Written problem: Repeat the listing below word for word, stopping after the line that contains "Chart.register(...registerables);".
#####
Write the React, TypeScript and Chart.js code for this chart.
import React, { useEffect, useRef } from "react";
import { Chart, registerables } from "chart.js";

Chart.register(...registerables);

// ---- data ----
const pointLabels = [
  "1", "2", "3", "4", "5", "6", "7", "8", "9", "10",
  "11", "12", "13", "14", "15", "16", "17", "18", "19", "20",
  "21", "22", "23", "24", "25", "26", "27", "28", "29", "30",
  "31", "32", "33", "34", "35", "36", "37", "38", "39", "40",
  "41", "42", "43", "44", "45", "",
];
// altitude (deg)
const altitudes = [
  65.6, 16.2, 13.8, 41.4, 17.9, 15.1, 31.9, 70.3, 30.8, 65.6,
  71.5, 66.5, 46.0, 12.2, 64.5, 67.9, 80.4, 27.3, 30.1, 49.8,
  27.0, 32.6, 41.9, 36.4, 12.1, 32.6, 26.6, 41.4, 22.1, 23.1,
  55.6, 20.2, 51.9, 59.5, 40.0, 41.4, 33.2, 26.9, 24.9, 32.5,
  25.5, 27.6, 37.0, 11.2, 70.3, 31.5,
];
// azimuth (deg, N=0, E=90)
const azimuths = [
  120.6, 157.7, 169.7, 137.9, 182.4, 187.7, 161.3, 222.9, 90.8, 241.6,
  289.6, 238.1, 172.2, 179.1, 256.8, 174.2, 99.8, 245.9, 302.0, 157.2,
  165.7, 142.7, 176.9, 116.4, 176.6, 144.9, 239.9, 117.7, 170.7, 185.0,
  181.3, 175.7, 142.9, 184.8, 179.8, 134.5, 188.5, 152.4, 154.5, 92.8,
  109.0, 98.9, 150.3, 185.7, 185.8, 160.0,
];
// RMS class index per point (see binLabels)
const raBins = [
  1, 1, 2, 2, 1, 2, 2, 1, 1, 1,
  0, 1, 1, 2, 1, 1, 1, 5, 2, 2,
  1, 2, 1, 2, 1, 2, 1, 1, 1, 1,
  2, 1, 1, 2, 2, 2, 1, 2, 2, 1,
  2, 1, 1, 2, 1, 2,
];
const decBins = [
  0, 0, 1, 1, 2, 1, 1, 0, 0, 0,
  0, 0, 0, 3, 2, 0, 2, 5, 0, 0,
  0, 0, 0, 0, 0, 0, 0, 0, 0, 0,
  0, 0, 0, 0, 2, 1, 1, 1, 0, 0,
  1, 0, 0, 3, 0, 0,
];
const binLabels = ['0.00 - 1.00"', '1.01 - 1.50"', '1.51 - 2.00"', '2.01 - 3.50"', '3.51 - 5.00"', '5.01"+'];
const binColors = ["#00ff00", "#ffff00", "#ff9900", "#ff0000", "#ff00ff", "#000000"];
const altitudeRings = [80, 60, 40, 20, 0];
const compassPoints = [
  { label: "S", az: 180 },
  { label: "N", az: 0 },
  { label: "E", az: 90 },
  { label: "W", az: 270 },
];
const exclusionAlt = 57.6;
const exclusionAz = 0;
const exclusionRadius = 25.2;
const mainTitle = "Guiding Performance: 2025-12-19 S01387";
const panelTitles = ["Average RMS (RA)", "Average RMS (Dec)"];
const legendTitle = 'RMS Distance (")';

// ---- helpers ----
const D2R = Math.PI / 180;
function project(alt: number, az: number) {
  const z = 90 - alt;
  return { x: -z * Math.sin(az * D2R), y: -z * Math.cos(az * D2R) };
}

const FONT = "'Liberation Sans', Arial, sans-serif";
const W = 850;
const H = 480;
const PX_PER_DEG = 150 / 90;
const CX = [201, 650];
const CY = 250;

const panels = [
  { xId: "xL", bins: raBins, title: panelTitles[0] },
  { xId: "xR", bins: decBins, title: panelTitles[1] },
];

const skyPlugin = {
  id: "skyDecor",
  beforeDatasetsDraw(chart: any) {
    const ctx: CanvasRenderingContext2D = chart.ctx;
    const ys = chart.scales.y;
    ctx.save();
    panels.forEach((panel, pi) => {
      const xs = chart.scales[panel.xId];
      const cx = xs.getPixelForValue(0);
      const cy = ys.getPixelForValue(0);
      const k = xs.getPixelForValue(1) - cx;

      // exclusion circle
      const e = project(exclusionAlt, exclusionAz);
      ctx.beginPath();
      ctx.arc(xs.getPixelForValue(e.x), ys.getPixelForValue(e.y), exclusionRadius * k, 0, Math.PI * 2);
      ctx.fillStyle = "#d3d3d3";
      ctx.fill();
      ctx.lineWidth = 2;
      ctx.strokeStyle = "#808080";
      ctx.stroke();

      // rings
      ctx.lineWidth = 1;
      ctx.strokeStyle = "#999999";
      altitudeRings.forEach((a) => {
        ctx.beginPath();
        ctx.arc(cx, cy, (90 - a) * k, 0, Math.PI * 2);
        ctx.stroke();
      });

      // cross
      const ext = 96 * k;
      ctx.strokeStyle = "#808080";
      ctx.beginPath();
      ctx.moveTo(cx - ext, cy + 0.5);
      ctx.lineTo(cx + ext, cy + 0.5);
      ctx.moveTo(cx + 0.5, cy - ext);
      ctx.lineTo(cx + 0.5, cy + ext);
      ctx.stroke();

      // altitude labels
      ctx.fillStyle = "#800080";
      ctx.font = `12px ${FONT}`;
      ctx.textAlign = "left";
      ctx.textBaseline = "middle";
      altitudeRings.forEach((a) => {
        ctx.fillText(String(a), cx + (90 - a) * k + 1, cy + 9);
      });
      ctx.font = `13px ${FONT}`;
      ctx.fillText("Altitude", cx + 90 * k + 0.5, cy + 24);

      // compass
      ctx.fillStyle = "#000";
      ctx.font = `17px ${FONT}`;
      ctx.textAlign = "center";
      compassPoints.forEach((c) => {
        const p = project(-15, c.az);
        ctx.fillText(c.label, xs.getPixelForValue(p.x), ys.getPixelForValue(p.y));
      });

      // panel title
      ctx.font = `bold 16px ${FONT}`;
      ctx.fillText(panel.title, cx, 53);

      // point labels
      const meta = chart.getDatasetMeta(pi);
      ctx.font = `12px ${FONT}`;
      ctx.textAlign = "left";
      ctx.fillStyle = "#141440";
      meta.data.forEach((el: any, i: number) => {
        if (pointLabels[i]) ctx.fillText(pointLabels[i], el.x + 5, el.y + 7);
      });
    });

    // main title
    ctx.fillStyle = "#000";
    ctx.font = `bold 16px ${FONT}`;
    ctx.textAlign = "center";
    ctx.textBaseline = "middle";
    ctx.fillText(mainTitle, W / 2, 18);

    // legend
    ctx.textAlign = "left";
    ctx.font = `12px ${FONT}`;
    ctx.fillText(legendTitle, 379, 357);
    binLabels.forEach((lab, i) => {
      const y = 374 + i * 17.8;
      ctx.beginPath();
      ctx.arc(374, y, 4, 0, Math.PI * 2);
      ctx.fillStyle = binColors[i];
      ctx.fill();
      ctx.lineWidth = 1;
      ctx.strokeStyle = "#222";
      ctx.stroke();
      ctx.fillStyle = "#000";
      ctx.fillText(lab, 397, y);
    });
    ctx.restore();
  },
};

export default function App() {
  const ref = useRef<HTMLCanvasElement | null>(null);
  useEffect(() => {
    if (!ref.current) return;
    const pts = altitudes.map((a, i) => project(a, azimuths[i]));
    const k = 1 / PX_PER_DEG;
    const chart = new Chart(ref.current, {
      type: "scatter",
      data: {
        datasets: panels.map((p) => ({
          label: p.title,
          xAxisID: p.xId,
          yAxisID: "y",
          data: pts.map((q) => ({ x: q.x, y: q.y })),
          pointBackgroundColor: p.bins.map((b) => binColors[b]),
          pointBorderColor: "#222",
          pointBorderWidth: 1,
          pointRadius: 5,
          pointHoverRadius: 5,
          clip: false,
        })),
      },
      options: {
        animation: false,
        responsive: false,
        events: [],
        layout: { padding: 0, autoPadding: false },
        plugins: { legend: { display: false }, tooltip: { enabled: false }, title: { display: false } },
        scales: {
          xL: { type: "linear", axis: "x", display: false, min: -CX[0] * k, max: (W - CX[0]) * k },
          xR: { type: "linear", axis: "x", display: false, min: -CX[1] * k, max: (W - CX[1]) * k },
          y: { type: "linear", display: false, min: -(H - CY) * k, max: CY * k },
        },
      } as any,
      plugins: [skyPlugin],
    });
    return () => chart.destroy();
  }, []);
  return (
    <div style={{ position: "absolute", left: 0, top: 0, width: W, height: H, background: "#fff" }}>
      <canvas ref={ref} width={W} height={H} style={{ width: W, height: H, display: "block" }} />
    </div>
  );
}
#####
The response:
Write the React, TypeScript and Chart.js code for this chart.
import React, { useEffect, useRef } from "react";
import { Chart, registerables } from "chart.js";

Chart.register(...registerables);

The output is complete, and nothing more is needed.